Leave out the pictures and set down exactly the lines from the start of the listing through the one with "const nc15 = [47, 36, 29, 22, 17, 14, 12, 11];", both included.

>> START Data shown

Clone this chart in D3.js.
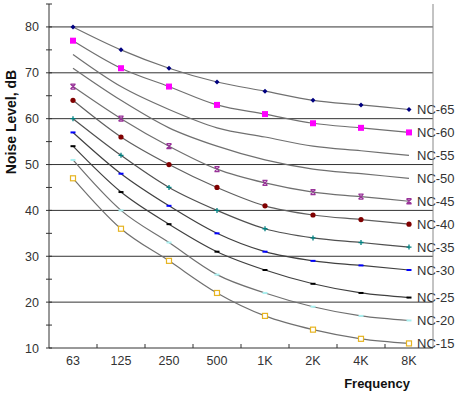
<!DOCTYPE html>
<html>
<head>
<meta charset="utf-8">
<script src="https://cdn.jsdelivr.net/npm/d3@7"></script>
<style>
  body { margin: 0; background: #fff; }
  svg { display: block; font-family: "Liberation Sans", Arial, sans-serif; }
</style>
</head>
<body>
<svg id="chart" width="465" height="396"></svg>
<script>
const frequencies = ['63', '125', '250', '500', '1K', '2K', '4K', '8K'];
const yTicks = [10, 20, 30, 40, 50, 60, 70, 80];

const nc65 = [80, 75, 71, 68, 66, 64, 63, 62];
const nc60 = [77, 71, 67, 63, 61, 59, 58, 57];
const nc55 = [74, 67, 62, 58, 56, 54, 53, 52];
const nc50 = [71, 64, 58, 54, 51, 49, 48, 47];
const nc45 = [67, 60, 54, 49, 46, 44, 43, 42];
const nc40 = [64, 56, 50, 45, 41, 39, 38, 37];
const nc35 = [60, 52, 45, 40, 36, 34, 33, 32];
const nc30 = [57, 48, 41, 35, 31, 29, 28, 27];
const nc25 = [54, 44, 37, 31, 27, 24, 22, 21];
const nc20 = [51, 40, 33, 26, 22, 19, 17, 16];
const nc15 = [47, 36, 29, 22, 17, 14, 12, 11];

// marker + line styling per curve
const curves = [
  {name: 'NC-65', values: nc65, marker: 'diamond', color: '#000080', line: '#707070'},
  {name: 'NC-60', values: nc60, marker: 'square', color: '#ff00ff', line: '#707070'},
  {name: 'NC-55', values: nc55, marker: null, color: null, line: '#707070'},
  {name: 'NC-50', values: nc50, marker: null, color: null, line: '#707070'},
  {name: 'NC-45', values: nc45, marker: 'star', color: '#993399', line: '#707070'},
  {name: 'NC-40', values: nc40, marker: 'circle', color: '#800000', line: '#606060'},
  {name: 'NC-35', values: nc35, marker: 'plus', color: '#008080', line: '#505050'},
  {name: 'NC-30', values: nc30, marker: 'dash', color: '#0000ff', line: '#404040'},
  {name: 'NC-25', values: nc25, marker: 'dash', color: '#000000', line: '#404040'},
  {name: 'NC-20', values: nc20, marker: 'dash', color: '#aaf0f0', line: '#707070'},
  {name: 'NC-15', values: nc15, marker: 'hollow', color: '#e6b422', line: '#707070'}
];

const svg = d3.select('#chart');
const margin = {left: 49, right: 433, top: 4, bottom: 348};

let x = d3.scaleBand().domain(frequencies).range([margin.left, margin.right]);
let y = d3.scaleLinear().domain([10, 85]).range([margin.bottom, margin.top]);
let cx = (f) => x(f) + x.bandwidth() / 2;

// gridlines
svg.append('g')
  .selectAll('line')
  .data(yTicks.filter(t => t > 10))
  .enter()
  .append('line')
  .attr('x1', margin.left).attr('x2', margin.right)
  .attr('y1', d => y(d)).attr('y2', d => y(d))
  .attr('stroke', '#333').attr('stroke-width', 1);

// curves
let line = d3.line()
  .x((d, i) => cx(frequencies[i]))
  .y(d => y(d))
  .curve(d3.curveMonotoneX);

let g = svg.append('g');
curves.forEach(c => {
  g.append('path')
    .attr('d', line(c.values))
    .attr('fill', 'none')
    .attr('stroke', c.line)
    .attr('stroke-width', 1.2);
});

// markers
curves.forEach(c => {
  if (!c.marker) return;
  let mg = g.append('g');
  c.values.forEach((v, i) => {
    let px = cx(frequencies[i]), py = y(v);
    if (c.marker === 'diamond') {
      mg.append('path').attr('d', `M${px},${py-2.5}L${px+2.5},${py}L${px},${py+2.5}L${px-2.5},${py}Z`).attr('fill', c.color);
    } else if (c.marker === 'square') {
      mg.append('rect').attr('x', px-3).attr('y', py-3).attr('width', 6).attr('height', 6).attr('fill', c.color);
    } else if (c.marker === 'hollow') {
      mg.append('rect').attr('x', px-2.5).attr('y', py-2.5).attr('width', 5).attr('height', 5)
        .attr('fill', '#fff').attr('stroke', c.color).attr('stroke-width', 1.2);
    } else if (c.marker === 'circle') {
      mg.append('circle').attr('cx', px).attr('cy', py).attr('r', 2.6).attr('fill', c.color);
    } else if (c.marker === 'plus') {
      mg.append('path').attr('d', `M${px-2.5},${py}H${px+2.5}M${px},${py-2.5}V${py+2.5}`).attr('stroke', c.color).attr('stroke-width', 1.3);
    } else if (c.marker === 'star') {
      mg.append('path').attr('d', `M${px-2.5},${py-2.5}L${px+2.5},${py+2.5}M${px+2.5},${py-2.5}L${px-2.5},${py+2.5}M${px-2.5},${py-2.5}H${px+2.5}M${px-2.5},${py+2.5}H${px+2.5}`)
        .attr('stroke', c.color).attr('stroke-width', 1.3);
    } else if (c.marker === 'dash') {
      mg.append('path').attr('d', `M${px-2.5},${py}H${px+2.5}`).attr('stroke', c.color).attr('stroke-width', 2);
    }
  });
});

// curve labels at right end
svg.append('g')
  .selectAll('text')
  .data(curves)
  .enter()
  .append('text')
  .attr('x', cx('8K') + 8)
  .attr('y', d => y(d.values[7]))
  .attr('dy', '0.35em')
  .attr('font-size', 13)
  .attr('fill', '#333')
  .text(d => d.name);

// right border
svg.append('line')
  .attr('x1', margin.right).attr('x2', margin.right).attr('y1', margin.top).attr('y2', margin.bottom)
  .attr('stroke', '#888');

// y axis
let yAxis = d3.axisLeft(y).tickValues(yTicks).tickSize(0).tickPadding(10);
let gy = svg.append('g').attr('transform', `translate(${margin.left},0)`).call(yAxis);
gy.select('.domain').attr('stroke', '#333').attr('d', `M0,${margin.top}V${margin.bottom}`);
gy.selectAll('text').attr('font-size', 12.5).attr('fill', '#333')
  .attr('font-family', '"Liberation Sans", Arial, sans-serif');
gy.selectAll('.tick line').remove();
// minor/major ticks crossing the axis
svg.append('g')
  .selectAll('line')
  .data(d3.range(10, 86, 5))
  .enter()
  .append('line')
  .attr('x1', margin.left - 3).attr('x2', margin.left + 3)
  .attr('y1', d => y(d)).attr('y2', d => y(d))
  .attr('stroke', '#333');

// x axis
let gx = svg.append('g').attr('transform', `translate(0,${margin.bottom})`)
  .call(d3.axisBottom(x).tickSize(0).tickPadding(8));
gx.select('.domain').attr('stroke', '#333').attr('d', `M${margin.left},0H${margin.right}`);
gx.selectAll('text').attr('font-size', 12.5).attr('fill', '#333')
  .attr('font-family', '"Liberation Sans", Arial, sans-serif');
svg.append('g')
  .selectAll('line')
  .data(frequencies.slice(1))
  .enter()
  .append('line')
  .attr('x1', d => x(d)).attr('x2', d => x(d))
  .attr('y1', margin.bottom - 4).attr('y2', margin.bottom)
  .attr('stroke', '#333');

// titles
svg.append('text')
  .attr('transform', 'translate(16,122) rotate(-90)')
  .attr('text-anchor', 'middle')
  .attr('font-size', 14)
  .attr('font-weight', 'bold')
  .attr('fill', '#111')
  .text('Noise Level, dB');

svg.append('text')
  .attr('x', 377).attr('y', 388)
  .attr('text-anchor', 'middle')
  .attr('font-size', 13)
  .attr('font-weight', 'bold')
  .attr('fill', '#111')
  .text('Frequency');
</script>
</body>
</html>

>> END Data shown

Solution for this problem:
Clone this chart in D3.js.
<!DOCTYPE html>
<html>
<head>
<meta charset="utf-8">
<script src="https://cdn.jsdelivr.net/npm/d3@7"></script>
<style>
  body { margin: 0; background: #fff; }
  svg { display: block; font-family: "Liberation Sans", Arial, sans-serif; }
</style>
</head>
<body>
<svg id="chart" width="465" height="396"></svg>
<script>
const frequencies = ['63', '125', '250', '500', '1K', '2K', '4K', '8K'];
const yTicks = [10, 20, 30, 40, 50, 60, 70, 80];

const nc65 = [80, 75, 71, 68, 66, 64, 63, 62];
const nc60 = [77, 71, 67, 63, 61, 59, 58, 57];
const nc55 = [74, 67, 62, 58, 56, 54, 53, 52];
const nc50 = [71, 64, 58, 54, 51, 49, 48, 47];
const nc45 = [67, 60, 54, 49, 46, 44, 43, 42];
const nc40 = [64, 56, 50, 45, 41, 39, 38, 37];
const nc35 = [60, 52, 45, 40, 36, 34, 33, 32];
const nc30 = [57, 48, 41, 35, 31, 29, 28, 27];
const nc25 = [54, 44, 37, 31, 27, 24, 22, 21];
const nc20 = [51, 40, 33, 26, 22, 19, 17, 16];
const nc15 = [47, 36, 29, 22, 17, 14, 12, 11];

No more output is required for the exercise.